Let’s face it. You work hard, and you love working. You’re not one of those snooty, East Coast, Ivy League elites who can’t tell the difference between a tractor and a trowel. No, you’re a real American. And you love to get your fingers dirty and do the jobs that no one else has the stones for.
But, as a real American…don’t you deserve to drink a real beverage?
That’s right.
Don’t you deserve to drink “Blue-Collar LaCroix”? It’s the only non-caloric, artificially-flavored seltzer water for rural Americans.

Look. Those hoity-toity Manhattan intellectuals just don’t get it. They don’t get what it’s like to earn an honest living after a tough day’s work in the fields. Hell, with all their high-rise apartments and WaPo thinkpieces, those city-slickers probably don’t even know the meaning of the word “callouses.”
But you get it.
Every day, from sunup to sundown, you work your butt off.

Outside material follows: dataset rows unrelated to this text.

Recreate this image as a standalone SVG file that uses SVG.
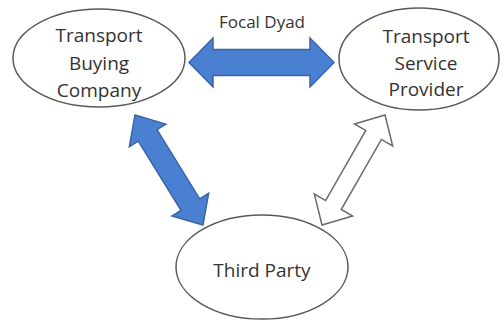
<svg xmlns="http://www.w3.org/2000/svg" width="502" height="321" viewBox="0 0 502 321">
  <style>
    .node ellipse { fill: #ffffff; stroke: #5a5a5a; stroke-width: 1.5; }
    .lbl { font-family: "Open Sans", "Liberation Sans", sans-serif; font-size: 19px; fill: #333333; text-anchor: middle; }
    .blue { fill: #4a80d2; stroke: #3d64a0; stroke-width: 1.5; stroke-linejoin: miter; }
    .hollow { fill: #ffffff; stroke: #6a6a6a; stroke-width: 1.5; }
  </style>
  <rect width="502" height="321" fill="#ffffff"/>
  <g id="connectors">
    <polygon class="blue" transform="translate(189,62.5)" points="0,0 24,-24.5 24,-13 121,-13 121,-24.5 145,0 121,24.5 121,13 24,13 24,24.5"/>
    <polygon class="blue" transform="translate(135,115) rotate(58.3)" points="0,0 24,-21.5 24,-11 105.3,-11 105.3,-21.5 129.3,0 105.3,21.5 105.3,11 24,11 24,21.5"/>
    <polygon class="hollow" transform="translate(322,225) rotate(-60.2)" points="0,0 23,-22 23,-9 103.8,-9 103.8,-22 126.8,0 103.8,22 103.8,9 23,9 23,22"/>
    <text class="lbl" x="262" y="28" style="font-size:17px">Focal Dyad</text>
  </g>
  <g id="node-tbc" class="node">
    <ellipse cx="99" cy="58" rx="86" ry="49"/>
    <text class="lbl" x="99" y="42">Transport</text>
    <text class="lbl" x="99" y="70">Buying</text>
    <text class="lbl" x="99" y="97">Company</text>
  </g>
  <g id="node-tsp" class="node">
    <ellipse cx="419" cy="59" rx="80" ry="51"/>
    <text class="lbl" x="426" y="43">Transport</text>
    <text class="lbl" x="426" y="70">Service</text>
    <text class="lbl" x="426" y="96">Provider</text>
  </g>
  <g id="node-third" class="node">
    <ellipse cx="262" cy="267" rx="86" ry="52"/>
    <text class="lbl" x="262" y="277">Third Party</text>
  </g>
</svg>
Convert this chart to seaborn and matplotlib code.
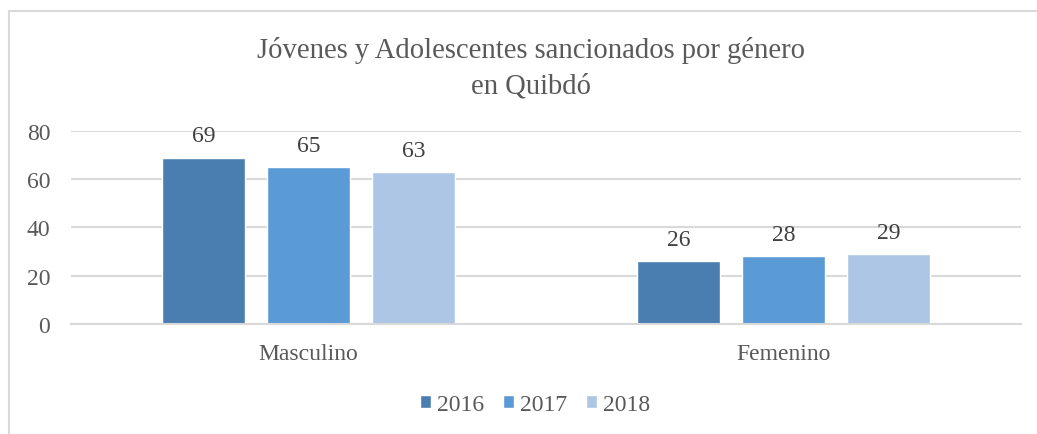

And when you get home, you don’t want just any old seltzer to clear all that dust out of your parched throat. And you definitely don’t want to drink Schweppes or Perrier like you’re some kinda Wall Street muckamuck.
No, you want a soda water that goes down smooth. You want a soda water that’s been barrel-aged to perfection in LaCroix’s world-famous Memphis distilleries.
You want Blue-Collar LaCroix, dammit.

Featuring our award-winning combination of strong, rugged, all-natural oil extracts, Blue-Collar LaCroix comes in all your favorite flavors, including:
- Kentucky BBQ
- Miller High Life
- Corn
- The first rain of summer
- Holding hands with your sweetheart in the back of your vintage 2005 Chevy Silverado
- Jason Aldean
- Corn (husked)
- Season 3 of The Dukes of Hazzard
- Christianity
- Truck racin’
- Pamplemousse (grapefruit)
- Denim
And yeah, we know what you’re thinking: “All those flavors and still no calories?”
Uh-huh. This ain’t your grandma’s nonalcoholic, 0% ABV seltzer. This is carbonated water made for men… by men… by American men.
Because LaCroix cares for the heartland of this great nation–you see, this isn’t just yet-another disingenuous marketing campaign desperately trying to appeal to middle America. No. This is the real deal.
That’s why LaCroix isn’t going to rest until every single red solo cup from Virginia to Texas is filled with delicious, non-caloric seltzer water.
This ain’t the big city anymore… This is LaCroix country!

So what are you waiting for? Make your way down to your local Cabela’s and pick up a 6-pack of Blue-Collar LaCroix today. And if you buy within the next two weeks, we’ll also throw in a free copy of Cigar Aficionado–the only magazine that caters specifically to cigar smokers. Now that’s a deal that even a city-slicker wouldn’t be dumb enough to pass up on!
Just remember: the next time your throat is sore and scratchy from working down in those pesky coal mines, make sure to wash your day away with a cool, refreshing, Blue-Collar LaCroix–the only seltzer for middle America.
And don’t forget… LaCroix Responsibly.